> **Task prompt**:
Take the lines from the beginning of the material through the line containing "plt.rcParams['axes.unicode_minus'] = False" and retype them exactly, leaving the pictures out.

> **Given information**:
● ● ●

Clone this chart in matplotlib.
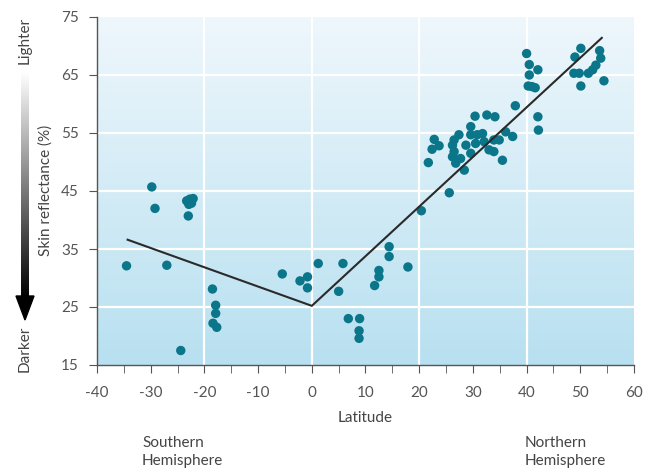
import numpy as np
import matplotlib
matplotlib.use("Agg")
import matplotlib.pyplot as plt
from matplotlib.colors import LinearSegmentedColormap
from matplotlib.patches import Polygon

plt.rcParams['font.family'] = ['Lato', 'DejaVu Sans']
plt.rcParams['axes.unicode_minus'] = False

# Data: (latitude, skin reflectance %)
south_lat = [-34.5, -29.8, -29.2, -27.0, -23.3, -22.7, -22.1, -22.4, -22.9, -23.0,
             -18.5, -17.9, -17.9, -18.4, -17.7, -24.4]
south_val = [32.1, 45.7, 42.0, 32.2, 43.3, 43.6, 43.7, 42.9, 42.7, 40.7,
             28.1, 25.3, 23.9, 22.2, 21.5, 17.5]

equator_lat = [-5.5, -2.2, -0.8, -0.8, 1.2, 5.0, 5.8, 6.8, 8.9, 8.8, 8.8,
               12.5, 12.5, 11.7, 14.4, 14.4, 17.9]
equator_val = [30.7, 29.5, 30.2, 28.3, 32.5, 27.7, 32.5, 23.0, 23.0, 20.9, 19.6,
               31.3, 30.2, 28.7, 35.4, 33.7, 31.9]

north_lat = [20.4, 25.6, 21.7, 22.8, 22.4, 23.7, 26.2, 26.5, 26.2, 26.8, 26.5,
             27.4, 27.7, 28.4, 28.7, 29.6, 29.6, 29.6, 30.5, 30.8, 31.8, 32.1,
             33.0, 33.9, 33.9, 34.9, 35.5, 36.1, 37.4, 30.4, 32.6, 34.1, 37.9,
             40.0, 40.5, 42.1, 40.5, 40.3, 41.0, 41.6, 42.1, 42.2,
             49.0, 50.1, 53.6, 53.8, 52.9, 52.3, 51.5, 49.8, 48.8, 50.1, 54.4]
north_val = [41.6, 44.7, 49.9, 53.9, 52.2, 52.8, 52.9, 51.8, 50.9, 49.8, 53.8,
             54.7, 50.6, 48.6, 52.9, 56.1, 54.7, 51.5, 53.2, 54.7, 54.9, 53.5,
             52.1, 51.8, 53.8, 53.8, 50.3, 55.2, 54.4, 57.9, 58.1, 57.8, 59.7,
             68.7, 66.8, 65.9, 65.0, 63.1, 63.0, 62.8, 57.8, 55.5,
             68.1, 69.6, 69.2, 67.9, 66.7, 65.9, 65.3, 65.3, 65.3, 63.1, 64.0]

# Fitted trend lines (latitude, reflectance)
fit_lat = [-34.3, 0.0, 54.0]
fit_val = [36.6, 25.2, 71.4]

x_ticks = [-40, -30, -20, -10, 0, 10, 20, 30, 40, 50, 60]
y_ticks = [15, 25, 35, 45, 55, 65, 75]
x_grid = [-20, 0, 20, 40]

W, H = 650, 472
fig = plt.figure(figsize=(W / 100, H / 100), dpi=100)
ax = fig.add_axes([97 / W, 1 - 365 / H, (634 - 97) / W, (365 - 17) / H])
ax.set_xlim(-40, 60)
ax.set_ylim(15, 75)

# background gradient
bg = LinearSegmentedColormap.from_list('bg', ['#b8e0f0', '#eef7fc'])
grad = np.linspace(0, 1, 256).reshape(-1, 1)
ax.imshow(grad, extent=[-40, 60, 15, 75], origin='lower', aspect='auto',
          cmap=bg, zorder=0)

for y in y_ticks[1:-1]:
    ax.axhline(y, color='white', lw=1.6, zorder=1)
for x in x_grid:
    ax.axvline(x, color='white', lw=1.6, zorder=1)

lat = south_lat + equator_lat + north_lat
val = south_val + equator_val + north_val
ax.scatter(lat, val, s=46, color='#0b7689', edgecolors='none', zorder=3)
ax.plot(fit_lat, fit_val, color='#2a2a2a', lw=1.5, zorder=4)

for s in ['top', 'right']:
    ax.spines[s].set_visible(False)
for s in ['left', 'bottom']:
    ax.spines[s].set_color('#555555')
    ax.spines[s].set_linewidth(1.0)

ax.set_xticks(x_ticks)
ax.set_xticks(np.arange(-35, 60, 10), minor=True)
ax.set_yticks(y_ticks)
ax.tick_params(axis='both', which='both', direction='out', length=6,
               color='#555555', labelcolor='#555555', labelsize=11)
ax.tick_params(axis='x', pad=9)
ax.tick_params(axis='y', pad=7)
ax.set_xlabel('Latitude', color='#444444', fontsize=11, labelpad=8)

fig.text(142 / W, 1 - 452 / H, 'Southern\nHemisphere', color='#444444',
         fontsize=11, ha='left', va='center', linespacing=1.35)
fig.text(525 / W, 1 - 452 / H, 'Northern\nHemisphere', color='#444444',
         fontsize=11, ha='left', va='center', linespacing=1.35)

fig.text(46 / W, 1 - 190 / H, 'Skin reflectance (%)', rotation=90,
         color='#444444', fontsize=11, ha='center', va='center')
fig.text(25 / W, 1 - 40 / H, 'Lighter', rotation=90, color='#444444',
         fontsize=11, ha='center', va='center')
fig.text(25 / W, 1 - 349 / H, 'Darker', rotation=90, color='#444444',
         fontsize=11, ha='center', va='center')

# gradient arrow
aa = fig.add_axes([0, 0, 1, 1], zorder=-1)
aa.axis('off')
ag = LinearSegmentedColormap.from_list('ar', ['#ffffff', '#000000'])
aa.imshow(np.linspace(0, 1, 256).reshape(-1, 1), extent=[21, 29, 298, 72],
          cmap=ag, aspect='auto', zorder=1)
aa.add_patch(Polygon([[16, 296], [34, 296], [25, 320]], closed=True,
                     color='black', zorder=2))
aa.set_xlim(0, W)
aa.set_ylim(H, 0)

fig.savefig('out.png', dpi=100)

● ● ●

> **In response**:
Clone this chart in matplotlib.
import numpy as np
import matplotlib
matplotlib.use("Agg")
import matplotlib.pyplot as plt
from matplotlib.colors import LinearSegmentedColormap
from matplotlib.patches import Polygon

plt.rcParams['font.family'] = ['Lato', 'DejaVu Sans']
plt.rcParams['axes.unicode_minus'] = False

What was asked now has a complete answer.